Abstract
In this paper we use data from an evaluation of the Benefit Offset National Demonstration (BOND) to evaluate the efficacy of using comparative regression discontinuity (CRD) and regression discontinuity (RD) relative to a randomized controlled trial (RCT). BOND is a large demonstration intended to promote return to work among people with disabilities who receive Social Security Disability Insurance (DI). RD is known as a relatively rigorous non-experimental method but produces imprecise results that apply to small populations. CRD is a promising enhancement that addresses these issues. The CRD and RD methods are potentially attractive because they can be used in contexts in which RCTs are challenging or infeasible. However, the bias of findings from CRD and RD studies is unknown in the context of DI. In this paper, we estimate CRD and RD models using simulated assignment to the BOND treatment group based on the duration of DI receipt at the start of BOND. We compare the CRD and RD estimates to RCT estimates. While the findings are not intended to revise the well-established evidence evaluating BOND, they can be used to help interpret the results from CRD and RD studies on other income support interventions for people with disabilities and to inform future study designs.
Our paper has two key limitations. First, our RD models are far from ideal. This limits the degree to which our RD results generalize to what would be found with state-of-the art RD models. Second, our results may not generalize to other populations.
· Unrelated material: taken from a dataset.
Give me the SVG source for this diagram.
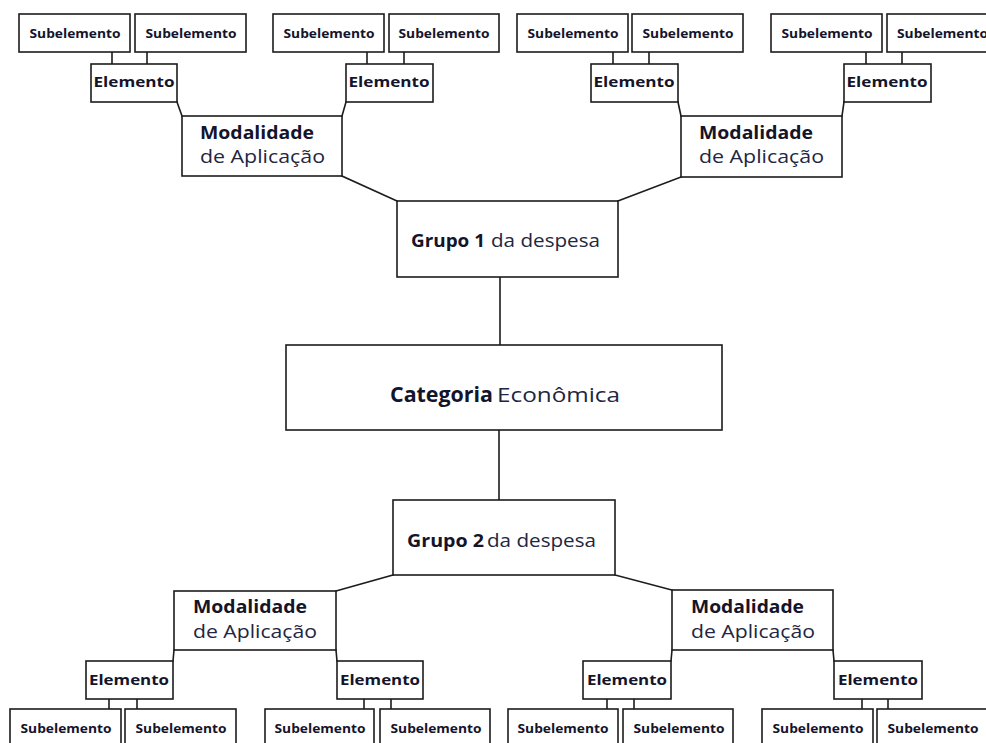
<svg xmlns="http://www.w3.org/2000/svg" width="986" height="743" viewBox="0 0 986 743">
  <style>
    .box { fill: #ffffff; stroke: #1c1c1c; stroke-width: 1.6; }
    .conn { stroke: #1c1c1c; stroke-width: 1.6; fill: none; stroke-linecap: square; }
    text { font-family: "Open Sans", "Noto Sans", "Liberation Sans", sans-serif; }
    .b { font-weight: 700; fill: #14142a; }
    .r { font-weight: 400; fill: #22263f; }
    .sub { font-size: 12.5px; }
    .el { font-size: 15px; }
    .mod { font-size: 18.5px; }
    .grp { font-size: 17.5px; }
    .cat { font-size: 20.5px; }
  </style>

  <rect x="0" y="0" width="986" height="743" fill="#ffffff"/>

  <!-- connectors -->
  <g id="connectors">
    <!-- subelement to element, top -->
    <path class="conn" d="M112 52V64M147 52V64M367 52V64M404 52V64M613 52V64M649 52V64M866 52V64M902 52V64"/>
    <!-- element to modality, top -->
    <path class="conn" d="M177 102L182 116M346 102L342 116M678 102L681 116M844 102L842 116"/>
    <!-- modality to group 1 -->
    <path class="conn" d="M342 176L397 201M681 177L618 201"/>
    <!-- group 1 / category / group 2 -->
    <path class="conn" d="M500 277V345M499 430V500"/>
    <!-- group 2 to modality -->
    <path class="conn" d="M393 575L336 591M615 575L672 590"/>
    <!-- modality to element, bottom -->
    <path class="conn" d="M174 650L173 661M336 650L337 661M672 650L671 661M833 650L834 661"/>
    <!-- element to subelement, bottom -->
    <path class="conn" d="M109 699V709M137 699V709M364 699V709M391 699V709M607 699V709M634 699V709M862 699V709M888 699V709"/>
  </g>

  <!-- top subelements -->
  <g id="sub-t1"><rect class="box" x="19" y="14" width="111" height="38"/><text class="b sub" x="75" y="38" text-anchor="middle" textLength="91" lengthAdjust="spacingAndGlyphs">Subelemento</text></g>
  <g id="sub-t2"><rect class="box" x="135" y="14" width="111" height="38"/><text class="b sub" x="191" y="38" text-anchor="middle" textLength="91" lengthAdjust="spacingAndGlyphs">Subelemento</text></g>
  <g id="sub-t3"><rect class="box" x="273" y="14" width="111" height="38"/><text class="b sub" x="329" y="38" text-anchor="middle" textLength="91" lengthAdjust="spacingAndGlyphs">Subelemento</text></g>
  <g id="sub-t4"><rect class="box" x="389" y="14" width="110" height="38"/><text class="b sub" x="444" y="38" text-anchor="middle" textLength="91" lengthAdjust="spacingAndGlyphs">Subelemento</text></g>
  <g id="sub-t5"><rect class="box" x="517" y="14" width="111" height="38"/><text class="b sub" x="573" y="38" text-anchor="middle" textLength="91" lengthAdjust="spacingAndGlyphs">Subelemento</text></g>
  <g id="sub-t6"><rect class="box" x="632" y="14" width="111" height="38"/><text class="b sub" x="688" y="38" text-anchor="middle" textLength="91" lengthAdjust="spacingAndGlyphs">Subelemento</text></g>
  <g id="sub-t7"><rect class="box" x="771" y="14" width="111" height="38"/><text class="b sub" x="827" y="38" text-anchor="middle" textLength="91" lengthAdjust="spacingAndGlyphs">Subelemento</text></g>
  <g id="sub-t8"><rect class="box" x="887" y="14" width="111" height="38"/><text class="b sub" x="897" y="38" textLength="91" lengthAdjust="spacingAndGlyphs">Subelemento</text></g>

  <!-- top elements -->
  <g id="el-t1"><rect class="box" x="91" y="64" width="86" height="38"/><text class="b el" x="134" y="87" text-anchor="middle" textLength="81" lengthAdjust="spacingAndGlyphs">Elemento</text></g>
  <g id="el-t2"><rect class="box" x="346" y="64" width="87" height="38"/><text class="b el" x="389" y="87" text-anchor="middle" textLength="81" lengthAdjust="spacingAndGlyphs">Elemento</text></g>
  <g id="el-t3"><rect class="box" x="591" y="64" width="87" height="38"/><text class="b el" x="634" y="87" text-anchor="middle" textLength="81" lengthAdjust="spacingAndGlyphs">Elemento</text></g>
  <g id="el-t4"><rect class="box" x="844" y="64" width="87" height="38"/><text class="b el" x="887" y="87" text-anchor="middle" textLength="81" lengthAdjust="spacingAndGlyphs">Elemento</text></g>

  <!-- top modalities -->
  <g id="mod-t1">
    <rect class="box" x="182" y="116" width="160" height="60"/>
    <text class="b mod" x="200" y="139" textLength="114" lengthAdjust="spacingAndGlyphs">Modalidade</text>
    <text class="r mod" x="200" y="163" textLength="125" lengthAdjust="spacingAndGlyphs">de Aplicação</text>
  </g>
  <g id="mod-t2">
    <rect class="box" x="681" y="116" width="161" height="61"/>
    <text class="b mod" x="699" y="139" textLength="114" lengthAdjust="spacingAndGlyphs">Modalidade</text>
    <text class="r mod" x="699" y="163" textLength="125" lengthAdjust="spacingAndGlyphs">de Aplicação</text>
  </g>

  <!-- group 1 -->
  <g id="grupo-1">
    <rect class="box" x="397" y="201" width="221" height="76"/>
    <text class="b grp" x="411" y="247" textLength="74" lengthAdjust="spacingAndGlyphs">Grupo 1</text>
    <text class="r grp" x="491" y="247" textLength="109" lengthAdjust="spacingAndGlyphs">da despesa</text>
  </g>

  <!-- economic category -->
  <g id="categoria">
    <rect class="box" x="286" y="345" width="436" height="85"/>
    <text class="b cat" x="390" y="402" textLength="103" lengthAdjust="spacingAndGlyphs">Categoria</text>
    <text class="r cat" x="497" y="402" textLength="123" lengthAdjust="spacingAndGlyphs">Econômica</text>
  </g>

  <!-- group 2 -->
  <g id="grupo-2">
    <rect class="box" x="393" y="500" width="222" height="75"/>
    <text class="b grp" x="407" y="547" textLength="77" lengthAdjust="spacingAndGlyphs">Grupo 2</text>
    <text class="r grp" x="487" y="547" textLength="109" lengthAdjust="spacingAndGlyphs">da despesa</text>
  </g>

  <!-- bottom modalities -->
  <g id="mod-b1">
    <rect class="box" x="174" y="591" width="162" height="59"/>
    <text class="b mod" x="193" y="613" textLength="114" lengthAdjust="spacingAndGlyphs">Modalidade</text>
    <text class="r mod" x="193" y="638" textLength="124" lengthAdjust="spacingAndGlyphs">de Aplicação</text>
  </g>
  <g id="mod-b2">
    <rect class="box" x="672" y="590" width="161" height="60"/>
    <text class="b mod" x="691" y="613" textLength="113" lengthAdjust="spacingAndGlyphs">Modalidade</text>
    <text class="r mod" x="691" y="638" textLength="124" lengthAdjust="spacingAndGlyphs">de Aplicação</text>
  </g>

  <!-- bottom elements -->
  <g id="el-b1"><rect class="box" x="86" y="661" width="87" height="38"/><text class="b el" x="129" y="685" text-anchor="middle" textLength="80" lengthAdjust="spacingAndGlyphs">Elemento</text></g>
  <g id="el-b2"><rect class="box" x="337" y="661" width="86" height="38"/><text class="b el" x="380" y="685" text-anchor="middle" textLength="80" lengthAdjust="spacingAndGlyphs">Elemento</text></g>
  <g id="el-b3"><rect class="box" x="583" y="661" width="88" height="38"/><text class="b el" x="627" y="685" text-anchor="middle" textLength="80" lengthAdjust="spacingAndGlyphs">Elemento</text></g>
  <g id="el-b4"><rect class="box" x="834" y="661" width="88" height="38"/><text class="b el" x="878" y="685" text-anchor="middle" textLength="80" lengthAdjust="spacingAndGlyphs">Elemento</text></g>

  <!-- bottom subelements -->
  <g id="sub-b1"><rect class="box" x="10" y="709" width="111" height="50"/><text class="b sub" x="66" y="733" text-anchor="middle" textLength="91" lengthAdjust="spacingAndGlyphs">Subelemento</text></g>
  <g id="sub-b2"><rect class="box" x="125" y="709" width="111" height="50"/><text class="b sub" x="181" y="733" text-anchor="middle" textLength="91" lengthAdjust="spacingAndGlyphs">Subelemento</text></g>
  <g id="sub-b3"><rect class="box" x="265" y="709" width="109" height="50"/><text class="b sub" x="320" y="733" text-anchor="middle" textLength="91" lengthAdjust="spacingAndGlyphs">Subelemento</text></g>
  <g id="sub-b4"><rect class="box" x="380" y="709" width="110" height="50"/><text class="b sub" x="436" y="733" text-anchor="middle" textLength="91" lengthAdjust="spacingAndGlyphs">Subelemento</text></g>
  <g id="sub-b5"><rect class="box" x="508" y="709" width="110" height="50"/><text class="b sub" x="563" y="733" text-anchor="middle" textLength="91" lengthAdjust="spacingAndGlyphs">Subelemento</text></g>
  <g id="sub-b6"><rect class="box" x="623" y="709" width="110" height="50"/><text class="b sub" x="679" y="733" text-anchor="middle" textLength="91" lengthAdjust="spacingAndGlyphs">Subelemento</text></g>
  <g id="sub-b7"><rect class="box" x="762" y="709" width="111" height="50"/><text class="b sub" x="818" y="733" text-anchor="middle" textLength="91" lengthAdjust="spacingAndGlyphs">Subelemento</text></g>
  <g id="sub-b8"><rect class="box" x="877" y="709" width="111" height="50"/><text class="b sub" x="933" y="733" text-anchor="middle" textLength="91" lengthAdjust="spacingAndGlyphs">Subelemento</text></g>
</svg>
Our analysis was based on BOND beneficiaries who were representative of the larger DI population at the time of BOND random assignment but may not reflect the DI population in more recent years.
The paper found that:
- Average bias from CRD and RD is generally below 0.02 standard deviations in absolute size for the groups of bias estimates we analyzed.
- Given the precision that may be needed to evaluate interventions like BOND, the standard deviation of bias (after accounting for sampling error) is nontrivial, generally between 0.02 and 0.07 standard deviations for the groups of bias estimates we analyzed.
The policy implications of the findings are:
- When designing and interpreting results from CRD and RD evaluations, it is important to note that both produce biased estimates suggesting that their results be interpreted with more caution than those from an RCT with similar standard errors.
- This bias appears to be larger in the presence of major non-linearities in the relationship between the running variable and the lagged outcome for CRD.